Museum Monday: Researching Museum Collections for Living History Practitioners

Lecturing at the Bergen County Historical Society, March 2011.

I’m a Collections Manager in a large New York City institution. My first museum job was as a thirteen year old volunteer at a “living history” state park, Heritage Hill, in Green Bay, Wisconsin. Living history generally denotes that the park shares its educational mission – to educate visitors about history – via recreation of historical settings. Historical buildings or reproductions thereof are filled with animals, people fill social roles that the original occupants of the house held, and activities, such as cooking dinner, are carried out in a manner authentic to the period. Generally, a specific date is chosen, like 1836, 1871, or 1905. To perform living history well, a lot of details about the past must be collected. A living history practitioner (to use Heidi Campbell-Shoaf’s term, see her article here) must translate through their person a wealth of small material culture details, including textile history, dress, accessories, in addition to presenting mannerisms appropriate to their station.

To do this, many living history practitioners wish to perform research in collections rather than gaining this information from secondary sources. Museum staff know how to approach [most] collections, look at objects, ask for supporting material such as object files or database records, and follow up with the visited museum afterward. This isn’t so clear to others who might spend their everyday lives working as doctors, truck drivers, school teachers, and engineers. The expectation of the living history researcher might not match that of the collections manager or curator at a museum, creating misunderstandings and earning reenactors bad reputations as researchers. As a museum professional, I have often seen my colleagues, especially those in costume collections, roll their eyes when receiving research requests from living history practitioners.

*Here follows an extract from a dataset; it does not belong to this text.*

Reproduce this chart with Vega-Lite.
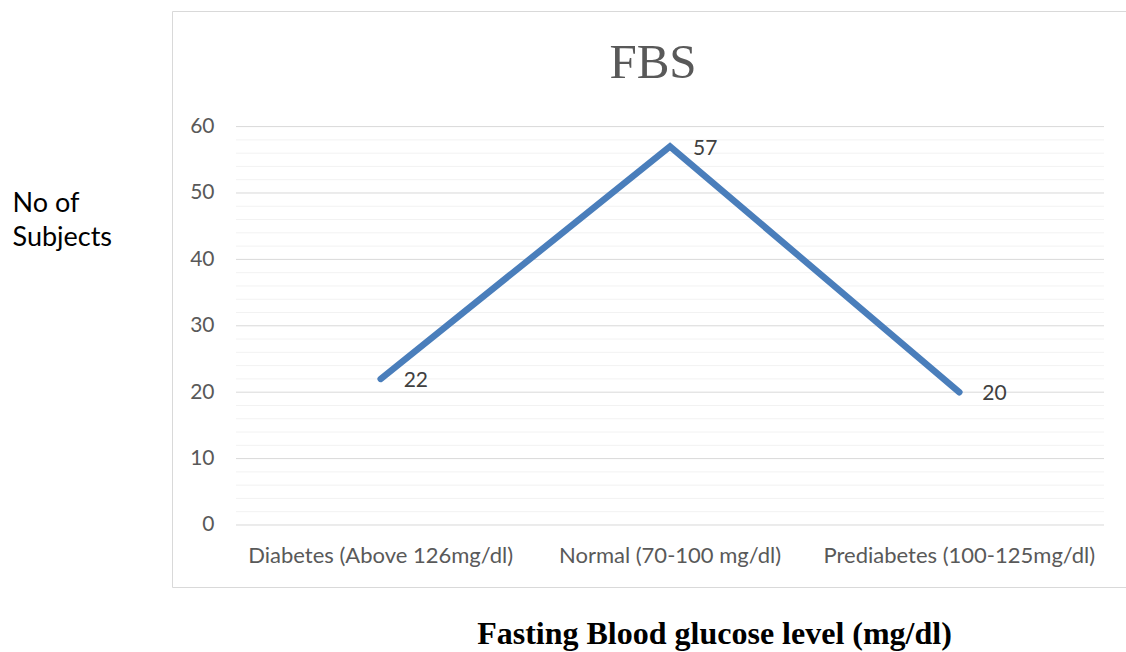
{
  "$schema": "https://vega.github.io/schema/vega-lite/v6.json",
  "width": 962,
  "height": 576,
  "autosize": {"type": "none"},
  "padding": {"left": 172, "top": 11, "right": -8, "bottom": 65},
  "background": "white",
  "config": {
    "view": {"stroke": "#d9d9d9", "strokeWidth": 1},
    "font": "Lato"
  },
  "title": {
    "text": "FBS",
    "font": "Liberation Serif",
    "fontSize": 49,
    "fontWeight": "normal",
    "color": "#595959",
    "anchor": "middle",
    "frame": "group",
    "baseline": "alphabetic",
    "offset": -71,
    "dy": 45
  },
  "datasets": {
    "fbs": [
      {"category": "Diabetes (Above 126mg/dl)", "subjects": 22},
      {"category": "Normal (70-100 mg/dl)", "subjects": 57},
      {"category": "Prediabetes (100-125mg/dl)", "subjects": 20}
    ],
    "minorGrid": [
      {"v": 2}, {"v": 4}, {"v": 6}, {"v": 8}, {"v": 12}, {"v": 14}, {"v": 16}, {"v": 18},
      {"v": 22}, {"v": 24}, {"v": 26}, {"v": 28}, {"v": 32}, {"v": 34}, {"v": 36}, {"v": 38},
      {"v": 42}, {"v": 44}, {"v": 46}, {"v": 48}, {"v": 52}, {"v": 54}, {"v": 56}, {"v": 58}
    ],
    "majorGrid": [
      {"v": 0}, {"v": 10}, {"v": 20}, {"v": 30}, {"v": 40}, {"v": 50}, {"v": 60}
    ]
  },
  "resolve": {"scale": {"x": "shared", "y": "shared"}},
  "layer": [
    {
      "data": {"name": "minorGrid"},
      "mark": {"type": "rule", "stroke": "#f2f2f2", "strokeWidth": 1},
      "encoding": {
        "y": {"field": "v", "type": "quantitative"},
        "x": {"datum": "Diabetes (Above 126mg/dl)", "bandPosition": 0},
        "x2": {"datum": "Prediabetes (100-125mg/dl)", "bandPosition": 1}
      }
    },
    {
      "data": {"name": "majorGrid"},
      "mark": {"type": "rule", "stroke": "#d9d9d9", "strokeWidth": 1},
      "encoding": {
        "y": {"field": "v", "type": "quantitative"},
        "x": {"datum": "Diabetes (Above 126mg/dl)", "bandPosition": 0},
        "x2": {"datum": "Prediabetes (100-125mg/dl)", "bandPosition": 1}
      }
    },
    {
      "data": {"name": "fbs"},
      "mark": {"type": "line", "stroke": "#4a7ebb", "strokeWidth": 6.5, "strokeCap": "round", "strokeJoin": "miter"},
      "encoding": {
        "x": {
          "field": "category",
          "type": "nominal",
          "bandPosition": 0.5,
          "scale": {
            "type": "band",
            "domain": ["Diabetes (Above 126mg/dl)", "Normal (70-100 mg/dl)", "Prediabetes (100-125mg/dl)"],
            "paddingInner": 0,
            "paddingOuter": 0.1624,
            "align": 0.681
          },
          "axis": {
            "orient": "bottom",
            "offset": -62,
            "domain": false,
            "ticks": false,
            "grid": false,
            "labelAngle": 0,
            "labelAlign": "center",
            "labelLimit": 0,
            "labelPadding": 30,
            "labelFont": "Lato",
            "labelFontSize": 22,
            "labelColor": "#595959",
            "title": "Fasting Blood glucose level (mg/dl)",
            "titleFont": "Liberation Serif",
            "titleFontWeight": "bold",
            "titleFontSize": 32,
            "titleColor": "#000000",
            "titleAlign": "center",
            "titleBaseline": "alphabetic",
            "titleX": 542,
            "titleY": 118
          }
        },
        "y": {
          "field": "subjects",
          "type": "quantitative",
          "scale": {"domain": [-9.34, 77.41], "nice": false, "zero": false},
          "axis": {
            "orient": "left",
            "offset": -64,
            "values": [0, 10, 20, 30, 40, 50, 60],
            "domain": false,
            "ticks": false,
            "grid": false,
            "labelPadding": 22,
            "labelFont": "Lato",
            "labelFontSize": 21,
            "labelColor": "#595959",
            "title": ["No of", "Subjects"],
            "titleFont": "Lato",
            "titleFontSize": 27,
            "titleFontWeight": "normal",
            "titleColor": "#000000",
            "titleAngle": 0,
            "titleAlign": "left",
            "titleBaseline": "alphabetic",
            "titleLineHeight": 34,
            "titleX": -224,
            "titleY": 200
          }
        }
      }
    },
    {
      "data": {"name": "fbs"},
      "mark": {"type": "text", "align": "left", "baseline": "middle", "dx": 23, "dy": 2, "font": "Lato", "fontSize": 21, "color": "#404040"},
      "encoding": {
        "x": {"field": "category", "type": "nominal", "bandPosition": 0.5},
        "y": {"field": "subjects", "type": "quantitative"},
        "text": {"field": "subjects", "type": "quantitative"}
      }
    }
  ]
}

Taking a light reading. Textiles are sensitive to light: keeping light levels below 50 lux for short periods of time and tracking light exposure helps museum staff preserve the textile’s appearance for future exhibition.

I inhabit both worlds: I am both a museum professional and a living history practitioner. I focus on revolutionary America, and am a ten year member of the Brigade of the American Revolution (BAR). Celebrating it’s fiftieth anniversary this year, the BAR holds a yearly school for its membership to share current research into material culture, the war, and how to put that knowledge into practice for public visiting our events. Research makes that happen, so I put together a lecture on performing research with museum object collections.

I included the following information in my talk:

  • A short glossary of museum terms. This includes accession number (the unique number assigned to each object in a collection), provenance (the history of the object), and collections management database (the descendant of the object card catalog, the program that stores in formation about the collections).
  • Who to approach to see the collection? This can be different in every institution, especially depending on the size of the institution. It can be including the Registrar, Collections Manager, Curator, Conservator, Librarian, Archivist, or even the Director in small museums.
  • How to Prepare to visit. Pick a reasonable amount of objects to view in the time given. If you only have two hours, pick ten objects. Let the museum staff guide you – ask them what is reasonable. Outside visits to collections might only make up 5% of the time they spend at work. There are lots of other things going on, from exhibitions, to photography projects, storage rehousing, and construction projects. So keep in mind that their time is valuable.  Define your research goals up front – don’t contact a museum and say “I want to see everything from the 18th century in your collection.” Be specific. And do your research to the greatest extent possible prior to your visit. If there is an online collections database available, try to pinpoint the types of collections you wish to see, then ask museum staff for suggestions.
  • During your visit. Not all museums are the same, or have the same rules. They are charged with preservation of collections, so museum staff will call the shots about how you may work with an object. Some museum staff will let you handle collections. Others will not. This generally depends on your credentials, the fragility of the object, and how often other researchers ask to see the object. Do bring a camera, your laptop, other research you may want to compare to the object you are viewing, pencils, and a measuring tape. Do not bring your own gloves (this personally drives me crazy). It signals to the museum staff that you expect to handle the object, and puts collections staff in an awkward position if it is against museum policy.
  • Looking. Collection staff spend their careers developing their skills of looking at objects, but this isn’t always a familiar skill for others. In the excitement of visiting with the object, you can forget important details, such as measurements, or how that sleeve was attached to the bodice.  Start by looking at any information the staff provides. Make sure you record the accession number. First, make notes about the overall object, then progress systematically to the details. Cover the structure of the object, the material, the color, how the surface is ornamented. Take meaningful measurements and photographs. Make sure that if you are shooting details of the object that you keep a photograph log, so you aren’t scratching your head when you get home.
  • Follow-up. Be a good guest and send a thank-you note. Send a summary of your research notes to the museum – they don’t always have the time or expertise that you might have, and they might incorporate your notes into the file for that object.

Educating the living history community about how to approach and work with museums not only opens the door to information that can improve living history impressions. It also assists museums to fulfill their mission of providing access by fostering a more educated researcher.